海難防止へ 海保が航行技術の検証会 撮影動画の配信も

カヌーの初心者と熟練者の技能の差を確認した検証会=横浜海上防災基地

 愛好者が増えているカヌーやSUP(スタンドアップパドルボード)の海難を防ごうと、海上保安庁は5日、横浜海上防災基地(横浜市中区)で、熟練者と初心者の技能の違いを比較し、安全な航行技術を確認する検証会を初めて催した。

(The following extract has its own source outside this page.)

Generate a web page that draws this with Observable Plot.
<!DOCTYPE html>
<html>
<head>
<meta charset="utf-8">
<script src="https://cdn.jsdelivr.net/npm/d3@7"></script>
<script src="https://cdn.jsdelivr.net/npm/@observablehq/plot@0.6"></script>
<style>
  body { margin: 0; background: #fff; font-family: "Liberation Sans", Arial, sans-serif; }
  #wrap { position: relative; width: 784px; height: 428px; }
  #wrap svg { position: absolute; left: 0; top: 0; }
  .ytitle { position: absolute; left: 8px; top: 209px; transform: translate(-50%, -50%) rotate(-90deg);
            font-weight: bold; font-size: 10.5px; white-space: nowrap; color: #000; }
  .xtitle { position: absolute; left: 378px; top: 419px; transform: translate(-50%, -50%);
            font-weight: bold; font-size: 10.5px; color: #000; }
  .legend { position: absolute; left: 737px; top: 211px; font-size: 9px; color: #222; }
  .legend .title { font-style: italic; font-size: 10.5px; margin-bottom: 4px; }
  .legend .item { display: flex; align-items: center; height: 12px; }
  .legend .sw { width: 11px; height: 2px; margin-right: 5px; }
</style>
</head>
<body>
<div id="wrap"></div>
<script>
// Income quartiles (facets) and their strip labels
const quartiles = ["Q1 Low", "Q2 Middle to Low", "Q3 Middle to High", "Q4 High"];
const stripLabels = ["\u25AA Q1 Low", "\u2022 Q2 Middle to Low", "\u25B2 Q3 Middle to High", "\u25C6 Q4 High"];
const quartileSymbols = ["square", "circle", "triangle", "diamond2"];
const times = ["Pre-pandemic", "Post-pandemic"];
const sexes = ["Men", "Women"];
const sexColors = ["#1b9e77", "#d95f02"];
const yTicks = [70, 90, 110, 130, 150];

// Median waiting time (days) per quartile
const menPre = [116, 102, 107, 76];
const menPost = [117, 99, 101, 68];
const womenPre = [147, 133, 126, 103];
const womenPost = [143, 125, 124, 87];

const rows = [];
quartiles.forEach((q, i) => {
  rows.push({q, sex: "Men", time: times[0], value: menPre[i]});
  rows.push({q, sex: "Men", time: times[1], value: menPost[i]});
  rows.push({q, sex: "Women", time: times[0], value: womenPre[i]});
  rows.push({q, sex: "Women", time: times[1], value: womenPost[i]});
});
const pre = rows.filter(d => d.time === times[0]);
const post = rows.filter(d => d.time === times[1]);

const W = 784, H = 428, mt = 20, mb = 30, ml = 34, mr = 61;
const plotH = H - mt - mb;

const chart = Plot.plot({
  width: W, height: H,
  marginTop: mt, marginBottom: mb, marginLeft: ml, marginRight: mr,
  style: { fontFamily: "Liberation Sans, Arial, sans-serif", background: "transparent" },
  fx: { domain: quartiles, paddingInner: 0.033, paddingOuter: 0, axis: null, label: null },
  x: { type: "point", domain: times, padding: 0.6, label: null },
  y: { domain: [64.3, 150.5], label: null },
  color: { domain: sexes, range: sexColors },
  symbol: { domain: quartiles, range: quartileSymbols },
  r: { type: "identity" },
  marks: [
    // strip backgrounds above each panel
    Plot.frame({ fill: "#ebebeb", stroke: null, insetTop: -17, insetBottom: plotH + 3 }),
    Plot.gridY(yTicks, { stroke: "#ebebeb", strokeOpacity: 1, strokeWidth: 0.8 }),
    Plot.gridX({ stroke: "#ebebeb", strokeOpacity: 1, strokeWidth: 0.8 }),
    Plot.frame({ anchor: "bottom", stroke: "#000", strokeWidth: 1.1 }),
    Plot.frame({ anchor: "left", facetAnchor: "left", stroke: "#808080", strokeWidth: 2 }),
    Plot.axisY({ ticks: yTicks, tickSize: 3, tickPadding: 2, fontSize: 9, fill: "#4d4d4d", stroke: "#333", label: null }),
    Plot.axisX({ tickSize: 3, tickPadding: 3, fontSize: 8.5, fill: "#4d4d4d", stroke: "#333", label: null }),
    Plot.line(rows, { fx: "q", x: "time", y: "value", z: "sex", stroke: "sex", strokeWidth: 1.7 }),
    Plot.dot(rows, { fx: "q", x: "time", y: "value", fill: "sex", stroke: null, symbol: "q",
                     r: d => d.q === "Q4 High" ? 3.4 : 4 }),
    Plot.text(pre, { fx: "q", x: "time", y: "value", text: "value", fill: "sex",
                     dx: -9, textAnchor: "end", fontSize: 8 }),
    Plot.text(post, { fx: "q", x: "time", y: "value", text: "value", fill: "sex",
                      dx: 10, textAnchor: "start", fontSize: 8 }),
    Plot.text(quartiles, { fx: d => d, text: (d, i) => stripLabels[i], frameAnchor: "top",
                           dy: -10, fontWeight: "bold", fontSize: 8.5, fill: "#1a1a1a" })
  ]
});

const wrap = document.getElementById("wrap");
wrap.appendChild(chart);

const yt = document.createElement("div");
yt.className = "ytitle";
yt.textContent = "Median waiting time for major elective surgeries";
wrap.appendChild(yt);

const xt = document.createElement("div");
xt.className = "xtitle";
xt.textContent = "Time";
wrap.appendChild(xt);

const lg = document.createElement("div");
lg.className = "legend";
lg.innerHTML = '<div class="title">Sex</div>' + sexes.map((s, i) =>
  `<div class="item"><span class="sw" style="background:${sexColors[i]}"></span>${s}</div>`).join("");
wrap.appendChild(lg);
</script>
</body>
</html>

 風や波を人工的に起こせる訓練プールでは、風速15メートル、波の高さ70センチに設定して荒れた海を再現。カヌーやSUPの熟練者と初心者が実際に航行し、初心者の技能の未熟さが海難に結び付くことを検証した。

 マリンスポーツ財団(東京都港区)など17の民間団体が参加し、熟練者はバランスを崩すことなくゴール。一方、初心者は横波を受けて転覆したり、落水したりと操船不能になった。

 この様子を撮影した動画は、海難を防ぐための情報を取りまとめた同庁のサイト「ウォーターセーフティガイド」に後日掲載する。

 同庁によると、2018年のカヌーとSUPの事故の約7割を初心者が占めた。同庁安全対策課の榎本雄太課長は「技能があれば対処することができる。初心者は技能を習得して安全に楽しんでほしい」と話している。